One of the world's most ubiquitous beverage companies is powered by people like Miguel Santiago, a 66-year-old from the Bronx. Santiago has worked for Coca-Cola for 20 years.
Every weekday, Santiago drives a truck full of Coca-Cola products to New York City's Penn Station. Along with his helper Louis Gonzales, who has worked for Coca-Cola for 18 years, he unloads the truck and stocks shelves.
As a Liberty Coca-Cola spokesperson told Business Insider, each truck can hold up to 600 cases, and a case contains 24 bottles. That means that on any given day, they could be handling up to as many as 14,400 bottles.
I followed the two around for a day to see what a day in their lives is like.
My day started at 3:15 a.m., when I took a Lyft from my apartment in Brooklyn all the way up to the Liberty Coca-Cola distribution center in the Bronx.
New York is a bit eerie at 3:30 a.m. on a Tuesday. For the city that never sleeps, my neighborhood was surprisingly desolate.
The trip from my apartment near Prospect Park to the Bronx took 30 minutes by car, but by public transit at that hour it would have taken more than an hour and a half.
I arrived at 4 a.m. to meet Santiago outside of his truck. He has a car and it only takes him about five minutes to drive to work.
My first question for Santiago: Aren't you tired?
Turns out, he loves the morning shift because it lets him spend time with his family after work.
He's on the quiet side, but he was keen to talk about his granddaughter, who just celebrated her 16th birthday.
"She never misses a day of school, even when she's sick she goes to school," Santiago said. "We want her to go to college. I know she has to take some tests."
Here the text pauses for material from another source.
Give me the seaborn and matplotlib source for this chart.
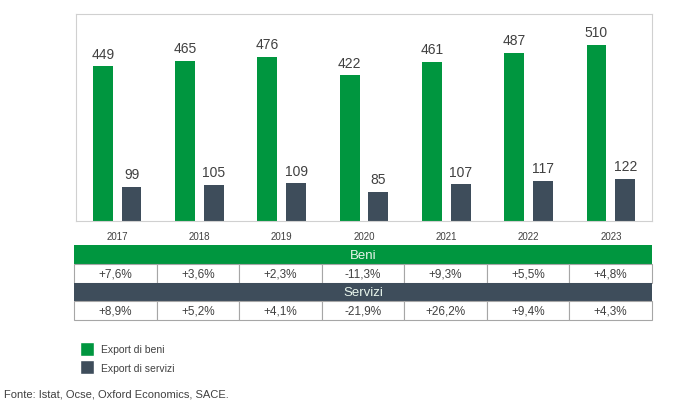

There's only one problem with his schedule: He has to go to bed at 8 p.m. and misses watching sports. His favorite sport is baseball and follows the Mets. "They stink," Santiago admitted.
Santiago's truck changes every day, and his vehicle is already loaded by the time he gets in at 4 a.m. He just needs to load carts in the truck and do some final checks.
By 4:30 a.m., Santiago had received his truck assignment and was checking that all of the stock was there, in addition to checking the engine and loading the truck with carts.
The whole process took under an hour.
He sees a different set of customers every day. Mondays and Tuesdays are the busiest as customers are stocking up for the week. Fridays are busy too, because they're stocking up for the weekend.